## STATED GOAL
In the records below, find each line with the word "diagram" and copy it.

[Source code of charts]
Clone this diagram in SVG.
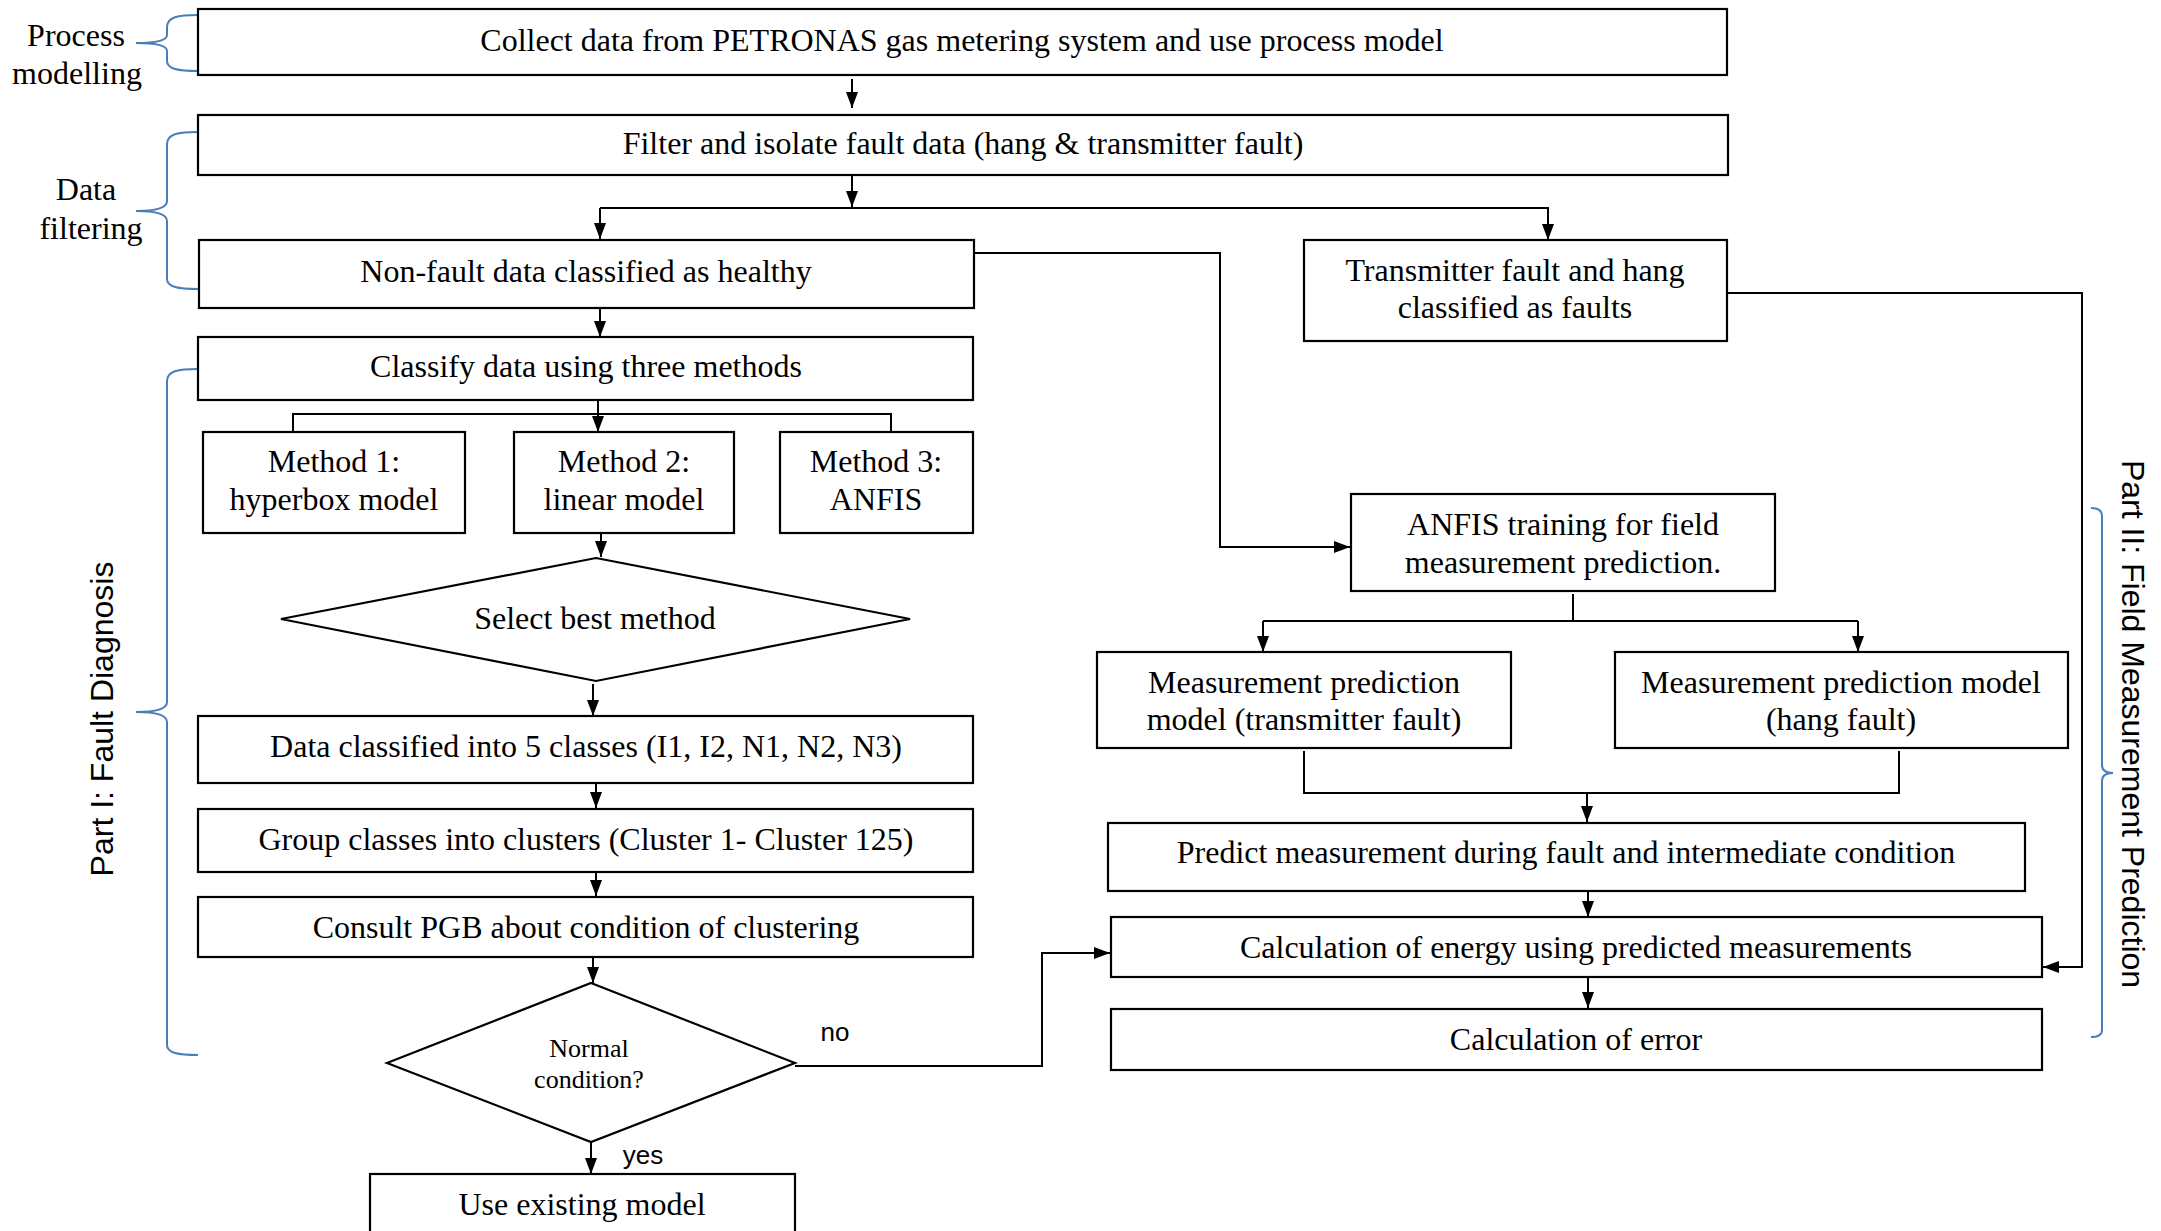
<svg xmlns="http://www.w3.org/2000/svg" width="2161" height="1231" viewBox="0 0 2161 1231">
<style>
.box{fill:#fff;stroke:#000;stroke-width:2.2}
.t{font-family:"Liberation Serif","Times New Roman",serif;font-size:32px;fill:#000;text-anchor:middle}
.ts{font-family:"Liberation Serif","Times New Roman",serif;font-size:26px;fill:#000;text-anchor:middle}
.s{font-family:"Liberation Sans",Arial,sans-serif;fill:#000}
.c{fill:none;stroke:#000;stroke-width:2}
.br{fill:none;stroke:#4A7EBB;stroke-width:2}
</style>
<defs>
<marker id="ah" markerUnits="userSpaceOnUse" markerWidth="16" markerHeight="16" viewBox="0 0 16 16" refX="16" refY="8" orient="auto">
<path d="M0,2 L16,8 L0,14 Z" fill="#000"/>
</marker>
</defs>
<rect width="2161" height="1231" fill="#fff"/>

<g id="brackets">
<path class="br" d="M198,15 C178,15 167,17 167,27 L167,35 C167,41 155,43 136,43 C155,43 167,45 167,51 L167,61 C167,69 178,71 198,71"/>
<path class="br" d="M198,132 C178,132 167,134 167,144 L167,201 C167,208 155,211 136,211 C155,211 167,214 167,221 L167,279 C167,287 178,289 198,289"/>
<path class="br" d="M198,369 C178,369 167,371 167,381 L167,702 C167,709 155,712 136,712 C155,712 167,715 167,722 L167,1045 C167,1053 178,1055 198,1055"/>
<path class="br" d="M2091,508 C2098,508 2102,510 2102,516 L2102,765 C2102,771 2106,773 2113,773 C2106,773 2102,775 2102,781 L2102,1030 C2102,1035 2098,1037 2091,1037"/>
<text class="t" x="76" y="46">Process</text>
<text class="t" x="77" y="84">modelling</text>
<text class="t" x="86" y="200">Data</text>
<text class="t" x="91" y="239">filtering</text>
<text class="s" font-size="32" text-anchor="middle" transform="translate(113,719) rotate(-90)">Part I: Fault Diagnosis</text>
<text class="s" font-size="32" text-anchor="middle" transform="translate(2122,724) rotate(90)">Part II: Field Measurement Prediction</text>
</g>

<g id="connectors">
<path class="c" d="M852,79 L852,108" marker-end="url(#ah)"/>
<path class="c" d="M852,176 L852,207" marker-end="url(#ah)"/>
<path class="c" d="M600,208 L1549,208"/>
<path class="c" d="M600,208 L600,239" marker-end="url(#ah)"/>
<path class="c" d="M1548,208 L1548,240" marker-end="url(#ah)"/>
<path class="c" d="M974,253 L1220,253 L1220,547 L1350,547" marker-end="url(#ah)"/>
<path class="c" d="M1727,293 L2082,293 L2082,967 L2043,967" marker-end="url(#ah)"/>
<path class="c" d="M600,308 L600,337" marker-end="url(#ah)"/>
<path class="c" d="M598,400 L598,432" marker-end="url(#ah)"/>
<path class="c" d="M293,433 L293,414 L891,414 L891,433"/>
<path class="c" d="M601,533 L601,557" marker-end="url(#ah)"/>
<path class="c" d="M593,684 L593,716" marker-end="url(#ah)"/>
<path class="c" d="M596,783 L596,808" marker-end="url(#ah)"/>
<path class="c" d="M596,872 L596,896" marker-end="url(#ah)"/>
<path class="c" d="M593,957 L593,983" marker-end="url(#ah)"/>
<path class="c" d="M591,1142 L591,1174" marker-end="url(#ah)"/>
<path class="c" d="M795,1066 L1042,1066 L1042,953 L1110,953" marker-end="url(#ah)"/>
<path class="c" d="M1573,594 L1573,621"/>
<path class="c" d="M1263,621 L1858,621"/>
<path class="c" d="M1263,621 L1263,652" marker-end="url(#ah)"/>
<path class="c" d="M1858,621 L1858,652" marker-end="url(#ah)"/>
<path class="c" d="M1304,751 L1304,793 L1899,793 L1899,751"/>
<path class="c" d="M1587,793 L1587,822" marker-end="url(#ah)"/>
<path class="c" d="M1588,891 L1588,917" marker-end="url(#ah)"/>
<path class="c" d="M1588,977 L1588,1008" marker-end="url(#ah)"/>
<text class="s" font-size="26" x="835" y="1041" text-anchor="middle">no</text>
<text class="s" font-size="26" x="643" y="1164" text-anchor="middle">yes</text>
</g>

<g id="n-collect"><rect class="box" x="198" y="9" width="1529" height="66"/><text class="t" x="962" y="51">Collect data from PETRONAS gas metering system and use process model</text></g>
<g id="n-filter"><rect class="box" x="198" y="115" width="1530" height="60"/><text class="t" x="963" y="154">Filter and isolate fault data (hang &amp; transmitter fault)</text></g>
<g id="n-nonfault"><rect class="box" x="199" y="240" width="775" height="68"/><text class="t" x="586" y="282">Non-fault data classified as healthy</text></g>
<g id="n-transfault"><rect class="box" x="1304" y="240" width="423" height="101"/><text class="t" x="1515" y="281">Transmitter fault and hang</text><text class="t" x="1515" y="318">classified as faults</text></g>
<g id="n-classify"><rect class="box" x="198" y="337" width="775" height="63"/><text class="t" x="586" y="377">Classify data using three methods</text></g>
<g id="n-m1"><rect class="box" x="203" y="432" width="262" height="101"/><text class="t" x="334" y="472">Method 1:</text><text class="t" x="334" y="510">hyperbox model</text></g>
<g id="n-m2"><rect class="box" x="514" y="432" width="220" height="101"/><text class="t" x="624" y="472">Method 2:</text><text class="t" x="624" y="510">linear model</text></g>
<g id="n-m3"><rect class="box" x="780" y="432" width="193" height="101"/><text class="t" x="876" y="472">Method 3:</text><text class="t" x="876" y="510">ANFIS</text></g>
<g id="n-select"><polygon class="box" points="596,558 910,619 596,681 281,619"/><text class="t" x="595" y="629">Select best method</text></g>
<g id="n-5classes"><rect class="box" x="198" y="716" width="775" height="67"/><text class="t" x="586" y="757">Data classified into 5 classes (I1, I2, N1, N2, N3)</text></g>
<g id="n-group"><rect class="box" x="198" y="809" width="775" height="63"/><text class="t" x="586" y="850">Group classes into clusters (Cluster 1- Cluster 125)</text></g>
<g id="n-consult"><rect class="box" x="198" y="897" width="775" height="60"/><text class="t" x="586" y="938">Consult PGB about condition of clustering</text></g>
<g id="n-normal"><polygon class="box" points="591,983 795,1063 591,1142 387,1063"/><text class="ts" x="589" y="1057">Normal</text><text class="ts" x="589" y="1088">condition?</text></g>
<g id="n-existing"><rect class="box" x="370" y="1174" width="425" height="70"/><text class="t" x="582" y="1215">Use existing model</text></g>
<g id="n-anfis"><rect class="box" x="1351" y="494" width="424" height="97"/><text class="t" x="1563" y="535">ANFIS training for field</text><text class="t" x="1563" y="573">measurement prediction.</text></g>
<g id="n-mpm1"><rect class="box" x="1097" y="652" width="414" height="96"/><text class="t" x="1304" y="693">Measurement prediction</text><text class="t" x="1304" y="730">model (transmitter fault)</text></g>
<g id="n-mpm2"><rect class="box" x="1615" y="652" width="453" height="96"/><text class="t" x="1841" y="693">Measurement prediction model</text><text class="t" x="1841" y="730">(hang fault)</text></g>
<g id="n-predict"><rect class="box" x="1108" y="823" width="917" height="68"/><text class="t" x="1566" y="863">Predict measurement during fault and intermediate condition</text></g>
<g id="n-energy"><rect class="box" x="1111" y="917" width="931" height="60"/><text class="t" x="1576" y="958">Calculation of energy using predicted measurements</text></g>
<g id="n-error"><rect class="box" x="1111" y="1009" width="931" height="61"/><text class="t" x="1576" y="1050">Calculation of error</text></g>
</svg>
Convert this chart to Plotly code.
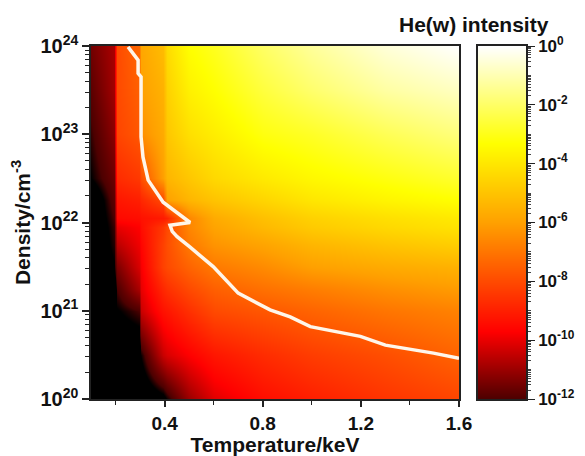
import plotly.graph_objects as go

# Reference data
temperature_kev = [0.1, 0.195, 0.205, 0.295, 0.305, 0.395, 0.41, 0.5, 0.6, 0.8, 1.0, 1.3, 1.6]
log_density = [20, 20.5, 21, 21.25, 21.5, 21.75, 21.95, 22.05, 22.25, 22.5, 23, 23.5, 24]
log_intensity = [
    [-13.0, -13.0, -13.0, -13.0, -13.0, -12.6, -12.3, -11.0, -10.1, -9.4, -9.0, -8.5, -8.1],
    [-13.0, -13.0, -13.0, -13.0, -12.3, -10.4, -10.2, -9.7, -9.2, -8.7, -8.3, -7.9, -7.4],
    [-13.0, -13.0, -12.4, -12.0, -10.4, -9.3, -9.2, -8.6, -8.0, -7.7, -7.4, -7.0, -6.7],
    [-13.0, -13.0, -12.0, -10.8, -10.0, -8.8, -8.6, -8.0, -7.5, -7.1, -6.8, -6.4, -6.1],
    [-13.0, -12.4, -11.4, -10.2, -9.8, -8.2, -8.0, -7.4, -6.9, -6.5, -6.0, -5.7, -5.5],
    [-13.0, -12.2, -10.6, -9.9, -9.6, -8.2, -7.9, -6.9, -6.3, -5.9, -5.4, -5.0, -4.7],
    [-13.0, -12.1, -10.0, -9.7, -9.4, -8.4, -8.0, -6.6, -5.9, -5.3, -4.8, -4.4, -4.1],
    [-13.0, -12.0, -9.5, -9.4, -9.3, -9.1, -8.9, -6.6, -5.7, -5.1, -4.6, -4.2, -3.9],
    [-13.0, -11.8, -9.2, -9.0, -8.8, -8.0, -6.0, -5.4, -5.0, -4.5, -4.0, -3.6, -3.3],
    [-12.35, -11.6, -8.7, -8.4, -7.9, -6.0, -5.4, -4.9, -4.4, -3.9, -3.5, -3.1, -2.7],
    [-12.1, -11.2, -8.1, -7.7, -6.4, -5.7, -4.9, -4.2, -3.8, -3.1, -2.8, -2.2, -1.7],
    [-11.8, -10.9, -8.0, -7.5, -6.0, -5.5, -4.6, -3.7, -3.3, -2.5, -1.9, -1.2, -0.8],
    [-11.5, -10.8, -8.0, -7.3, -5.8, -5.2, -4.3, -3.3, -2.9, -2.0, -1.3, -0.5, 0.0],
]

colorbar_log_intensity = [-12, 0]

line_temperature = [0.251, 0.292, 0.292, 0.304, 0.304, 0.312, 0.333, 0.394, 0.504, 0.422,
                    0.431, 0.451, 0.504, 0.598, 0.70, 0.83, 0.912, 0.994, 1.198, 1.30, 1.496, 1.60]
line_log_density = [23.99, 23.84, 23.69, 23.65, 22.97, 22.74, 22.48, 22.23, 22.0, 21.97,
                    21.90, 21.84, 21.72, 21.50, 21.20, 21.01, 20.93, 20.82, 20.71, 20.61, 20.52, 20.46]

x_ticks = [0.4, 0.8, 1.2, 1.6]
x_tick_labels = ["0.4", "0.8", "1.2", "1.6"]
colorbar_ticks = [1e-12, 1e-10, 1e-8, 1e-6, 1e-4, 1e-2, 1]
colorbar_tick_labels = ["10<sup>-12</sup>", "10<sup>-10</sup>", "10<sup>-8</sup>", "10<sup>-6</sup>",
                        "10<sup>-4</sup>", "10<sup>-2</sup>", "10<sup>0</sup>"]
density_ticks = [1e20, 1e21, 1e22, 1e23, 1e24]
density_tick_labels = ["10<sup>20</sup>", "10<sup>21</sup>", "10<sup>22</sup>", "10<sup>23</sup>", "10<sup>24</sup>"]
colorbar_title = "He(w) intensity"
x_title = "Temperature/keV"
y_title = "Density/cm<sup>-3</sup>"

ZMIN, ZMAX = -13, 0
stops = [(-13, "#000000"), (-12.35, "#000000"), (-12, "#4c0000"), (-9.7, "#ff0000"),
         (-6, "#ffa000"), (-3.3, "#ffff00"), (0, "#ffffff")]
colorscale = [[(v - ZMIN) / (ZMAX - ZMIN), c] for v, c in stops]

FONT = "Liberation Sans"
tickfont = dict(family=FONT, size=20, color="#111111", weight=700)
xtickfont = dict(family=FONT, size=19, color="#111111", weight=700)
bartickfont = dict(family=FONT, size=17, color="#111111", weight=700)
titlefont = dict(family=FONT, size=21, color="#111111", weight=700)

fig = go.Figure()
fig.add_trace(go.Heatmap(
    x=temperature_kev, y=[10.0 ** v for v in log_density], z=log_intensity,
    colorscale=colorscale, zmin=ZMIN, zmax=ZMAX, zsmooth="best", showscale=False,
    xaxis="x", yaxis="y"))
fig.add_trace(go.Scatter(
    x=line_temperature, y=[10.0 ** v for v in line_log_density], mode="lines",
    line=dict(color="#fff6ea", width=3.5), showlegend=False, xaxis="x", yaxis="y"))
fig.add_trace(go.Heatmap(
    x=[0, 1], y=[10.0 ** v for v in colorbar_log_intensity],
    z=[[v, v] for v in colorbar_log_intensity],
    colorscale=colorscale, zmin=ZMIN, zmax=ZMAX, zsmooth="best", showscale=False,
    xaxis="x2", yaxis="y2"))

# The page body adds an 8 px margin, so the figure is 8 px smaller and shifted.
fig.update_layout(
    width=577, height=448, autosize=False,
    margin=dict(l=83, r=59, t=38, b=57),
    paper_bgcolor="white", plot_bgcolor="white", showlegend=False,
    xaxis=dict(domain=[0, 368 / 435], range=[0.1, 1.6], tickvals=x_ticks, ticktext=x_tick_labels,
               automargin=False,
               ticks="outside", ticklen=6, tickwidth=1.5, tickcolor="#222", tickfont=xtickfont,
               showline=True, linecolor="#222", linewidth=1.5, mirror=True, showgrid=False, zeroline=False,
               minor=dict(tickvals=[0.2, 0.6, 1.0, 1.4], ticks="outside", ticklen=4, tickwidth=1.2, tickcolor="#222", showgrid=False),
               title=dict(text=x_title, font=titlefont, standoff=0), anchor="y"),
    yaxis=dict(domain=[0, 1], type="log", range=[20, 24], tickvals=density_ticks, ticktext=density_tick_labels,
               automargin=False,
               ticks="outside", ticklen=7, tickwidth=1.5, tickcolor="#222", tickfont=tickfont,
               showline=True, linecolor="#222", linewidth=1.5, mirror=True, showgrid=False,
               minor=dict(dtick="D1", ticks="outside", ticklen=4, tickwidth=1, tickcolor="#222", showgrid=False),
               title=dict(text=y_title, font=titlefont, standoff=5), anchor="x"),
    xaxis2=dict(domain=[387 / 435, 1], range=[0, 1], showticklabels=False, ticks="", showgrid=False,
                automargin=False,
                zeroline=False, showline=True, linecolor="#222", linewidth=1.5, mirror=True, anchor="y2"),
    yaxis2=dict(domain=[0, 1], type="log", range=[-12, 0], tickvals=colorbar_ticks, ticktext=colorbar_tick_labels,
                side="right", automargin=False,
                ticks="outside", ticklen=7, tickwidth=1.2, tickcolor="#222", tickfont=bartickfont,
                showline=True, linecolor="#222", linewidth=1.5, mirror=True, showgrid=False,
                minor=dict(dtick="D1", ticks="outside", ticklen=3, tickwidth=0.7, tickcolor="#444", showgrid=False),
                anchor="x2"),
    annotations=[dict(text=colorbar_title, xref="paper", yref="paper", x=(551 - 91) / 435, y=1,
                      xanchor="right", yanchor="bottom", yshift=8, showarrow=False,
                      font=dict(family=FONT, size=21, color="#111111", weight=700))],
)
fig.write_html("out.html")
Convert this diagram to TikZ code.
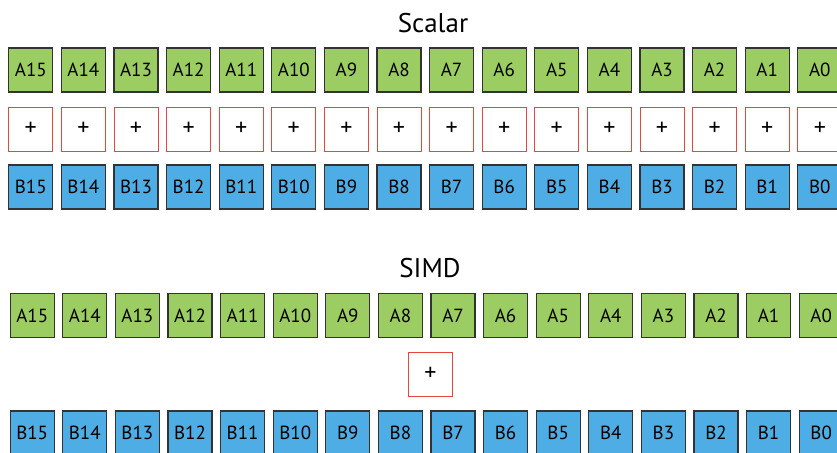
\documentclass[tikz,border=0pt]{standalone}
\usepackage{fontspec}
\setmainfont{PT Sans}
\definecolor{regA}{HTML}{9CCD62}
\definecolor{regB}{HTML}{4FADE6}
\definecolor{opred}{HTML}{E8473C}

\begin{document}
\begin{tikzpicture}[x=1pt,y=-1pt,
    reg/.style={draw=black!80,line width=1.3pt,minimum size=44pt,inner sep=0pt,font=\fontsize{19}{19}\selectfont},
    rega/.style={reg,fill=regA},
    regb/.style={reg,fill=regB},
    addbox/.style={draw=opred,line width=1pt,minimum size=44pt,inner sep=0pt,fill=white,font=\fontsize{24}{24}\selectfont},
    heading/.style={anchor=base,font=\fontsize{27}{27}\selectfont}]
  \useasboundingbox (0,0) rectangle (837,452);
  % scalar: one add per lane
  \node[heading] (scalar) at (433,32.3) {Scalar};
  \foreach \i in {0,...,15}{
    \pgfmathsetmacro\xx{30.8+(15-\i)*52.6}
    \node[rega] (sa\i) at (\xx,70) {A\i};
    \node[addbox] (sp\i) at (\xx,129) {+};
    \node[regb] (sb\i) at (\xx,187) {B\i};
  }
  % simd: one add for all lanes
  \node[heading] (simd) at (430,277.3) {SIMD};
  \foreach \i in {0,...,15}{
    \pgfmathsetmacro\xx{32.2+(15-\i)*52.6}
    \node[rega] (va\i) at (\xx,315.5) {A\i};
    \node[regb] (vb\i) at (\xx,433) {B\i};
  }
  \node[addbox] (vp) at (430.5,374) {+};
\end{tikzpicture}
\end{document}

## OUTPUT FOR THIS TASK
Clone this diagram in SVG.
Convert this diagram to TikZ code.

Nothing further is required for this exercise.